Still, achieving the Change to Win Federation’s goals in Cincinnati won’t be easy. Opponents of living-wage proposals argue that they will do more economic harm than good. The Employment Policies Institute (EPI, a Washington think tank known for its industry funding and pro-business positions, released a study in March claiming that a proposed bill to raise Ohio’s minimum wage (at $4.25, one of the lowest in the country) could lead to a $308 million hit on the Ohio economy and the loss of 12,000 jobs. John Doyle, EPI’s managing director, says that state and federal earned income tax credits and worker training would be more effective in helping low-wage workers rise out of poverty. “If employers are forced to increase wages,” says Doyle, “jobs will be eliminated, there will be a decrease in the number of hours worked, and these low-skilled adults may find themselves out on the street.”

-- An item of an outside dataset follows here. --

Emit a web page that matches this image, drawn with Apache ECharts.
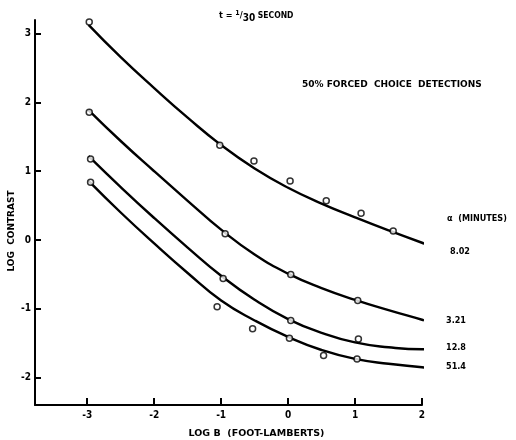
<!DOCTYPE html>
<html>
<head>
<meta charset="utf-8">
<script src="https://cdn.jsdelivr.net/npm/echarts@6/dist/echarts.min.js"></script>
<style>
  html, body { margin: 0; padding: 0; background: #fff; }
  #chart { width: 516px; height: 440px; }
</style>
</head>
<body>
<div id="chart"></div>
<script>
// Log B (foot-lamberts) tick positions and log contrast tick positions
const xTicks = [-3, -2, -1, 0, 1, 2];
const yTicks = [-2, -1, 0, 1, 2, 3];

// Target sizes, alpha in minutes of arc
const sizeLabels = ['8.02', '3.21', '12.8', '51.4'];

// Measured thresholds (open circles): log B and log contrast
const obs802X = [-2.97, -1.02, -0.51, 0.03, 0.57, 1.09, 1.57, 2.11];
const obs802Y = [3.17, 1.38, 1.15, 0.86, 0.57, 0.39, 0.13, -0.07];
const obs321X = [-2.97, -0.94, 0.04, 1.04, 2.03];
const obs321Y = [1.86, 0.09, -0.50, -0.88, -1.18];
const obs128X = [-2.95, -0.97, 0.04, 1.05, 2.04];
const obs128Y = [1.18, -0.56, -1.17, -1.44, -1.59];
const obs514X = [-2.95, -1.06, -0.53, 0.02, 0.53, 1.03, 2.07];
const obs514Y = [0.84, -0.97, -1.29, -1.43, -1.68, -1.73, -1.85];

// Smooth fitted curves through each set
const fitX = [-2.98, -2.5, -2, -1.5, -1, -0.5, 0, 0.5, 1, 1.5, 2];
const fit802Y = [3.13, 2.66, 2.21, 1.78, 1.38, 1.04, 0.76, 0.53, 0.33, 0.14, -0.04];
const fit321Y = [1.89, 1.44, 1.00, 0.57, 0.15, -0.21, -0.49, -0.70, -0.87, -1.02, -1.16];
const fit128Y = [1.22, 0.77, 0.32, -0.11, -0.52, -0.87, -1.15, -1.35, -1.49, -1.56, -1.59];
const fit514Y = [0.86, 0.40, -0.05, -0.48, -0.88, -1.17, -1.41, -1.60, -1.73, -1.80, -1.85];
const fitEnd = [[2.1, -0.07], [2.03, -1.17], [2.03, -1.59], [2.07, -1.86]];

const FONT = 'DejaVu Sans Condensed';
const WIDE = 'DejaVu Sans';
const zip = (xs, ys) => xs.map((x, i) => [x, ys[i]]);

const fits = [fit802Y, fit321Y, fit128Y, fit514Y];
const obs = [[obs802X, obs802Y], [obs321X, obs321Y], [obs128X, obs128Y], [obs514X, obs514Y]];

const series = [];
fits.forEach((ys, i) => {
  series.push({
    type: 'line',
    data: zip(fitX, ys).concat([fitEnd[i]]),
    smooth: 0.5,
    showSymbol: false,
    lineStyle: { color: '#000', width: 2.4 },
    z: 2,
    silent: true
  });
});
obs.forEach(([xs, ys]) => {
  series.push({
    type: 'scatter',
    data: zip(xs, ys),
    symbol: 'circle',
    symbolSize: 6,
    itemStyle: { color: '#fff', borderColor: '#000', borderWidth: 1.5 },
    z: 3
  });
});

const txt = (size, family) => ({ fontFamily: family || FONT, fontWeight: 'bold', fontSize: size, color: '#000' });

const chart = echarts.init(document.getElementById('chart'), null, { renderer: 'canvas' });
chart.setOption({
  animation: false,
  backgroundColor: '#fff',
  grid: { left: 35, right: 94, top: 20, bottom: 35, containLabel: false, outerBoundsMode: 'none' },
  xAxis: {
    type: 'value',
    min: -3.78,
    max: 2,
    splitLine: { show: false },
    axisLine: { onZero: false, lineStyle: { color: '#000', width: 2 } },
    axisTick: { inside: true, length: 7, customValues: xTicks, lineStyle: { color: '#000', width: 2 } },
    axisLabel: Object.assign({
      customValues: xTicks,
      margin: 5,
      formatter: v => (v < 0 ? '-' + Math.abs(v) : String(v))
    }, txt(10)),
    name: 'LOG B  (FOOT-LAMBERTS)',
    nameLocation: 'middle',
    nameGap: 24,
    nameTextStyle: Object.assign({ padding: [0, 0, 0, 56] }, txt(9.5, WIDE))
  },
  yAxis: {
    type: 'value',
    min: -2.4,
    max: 3.2,
    splitLine: { show: false },
    axisLine: { onZero: false, lineStyle: { color: '#000', width: 2 } },
    axisTick: { inside: true, length: 6, customValues: yTicks, lineStyle: { color: '#000', width: 2 } },
    axisLabel: Object.assign({
      customValues: yTicks,
      margin: 4,
      formatter: v => (v < 0 ? '-' + Math.abs(v) : String(v))
    }, txt(10))
  },
  graphic: [
    {
      type: 'text',
      x: 12,
      y: 231,
      rotation: Math.PI / 2,
      style: { text: 'LOG  CONTRAST', align: 'center', verticalAlign: 'middle', font: 'bold 9px "DejaVu Sans"', fill: '#000' }
    }
  ],
  title: [
    {
      text: '{a|t = }{sup|1}{a|/}{sub|30}{b| SECOND}',
      left: 219,
      top: 8,
      padding: 0,
      textStyle: {
        rich: {
          a: txt(9),
          b: txt(8.5),
          sup: Object.assign({ padding: [0, 0, 5, 0] }, txt(7)),
          sub: Object.assign({ padding: [5, 0, 0, 0] }, txt(10))
        }
      }
    },
    { text: '50% FORCED  CHOICE  DETECTIONS', left: 302, top: 80, padding: 0, textStyle: txt(9, WIDE) },
    { text: 'α  (MINUTES)', left: 447, top: 214, padding: 0, textStyle: txt(9) },
    { text: sizeLabels[0], left: 450, top: 247, padding: 0, textStyle: txt(9) },
    { text: sizeLabels[1], left: 446, top: 316, padding: 0, textStyle: txt(9) },
    { text: sizeLabels[2], left: 446, top: 343, padding: 0, textStyle: txt(9) },
    { text: sizeLabels[3], left: 446, top: 362, padding: 0, textStyle: txt(9) }
  ],
  series: series
});
</script>
</body>
</html>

Studies cited by liberal-leaning research organizations such as the Economic Policy Institute, the Fiscal Policy Institute and Policy Matters Ohio, however, show that minimum-wage laws rarely lower employment. “We now have 19 states that have raised their minimum wages above the federal minimum, and nothing like that kind of effect has occurred,” says Jared Bernstein, senior economist for the Economic Policy Institute. “In the best research done by nonpartisan academics, the impact of moderate wage increases on job growth and displacement is about zero.”

Daniel Radford, who served as executive secretary of the Cincinnati AFLCIO Labor Council from 1984 to 2005, laments that the standard of living for workers in his hometown has failed to keep pace with that of similar workers in Pittsburgh. “They’ve got high union density, politicians in their pocket and strong community support,” says Radford. “But Cincinnati is completely different. It’s a tough town for workers.”

Craig Jones knows that firsthand. It is 10 p.m., and he is back home after another four-hour janitorial shift. He microwaves a Stouffer’s dinner and grabs a Coke from his cabinet, which is mainly stocked with canned corn and some pumpkin filling that Jones got from a food pantry around Thanksgiving. He has been looking for a better-paying job during his off-hours but hasn’t found one, so he is pinning his hopes on the Justice for Janitors campaign. “I’m not looking for a handout,” he says. “But I feel like I’m stuck.”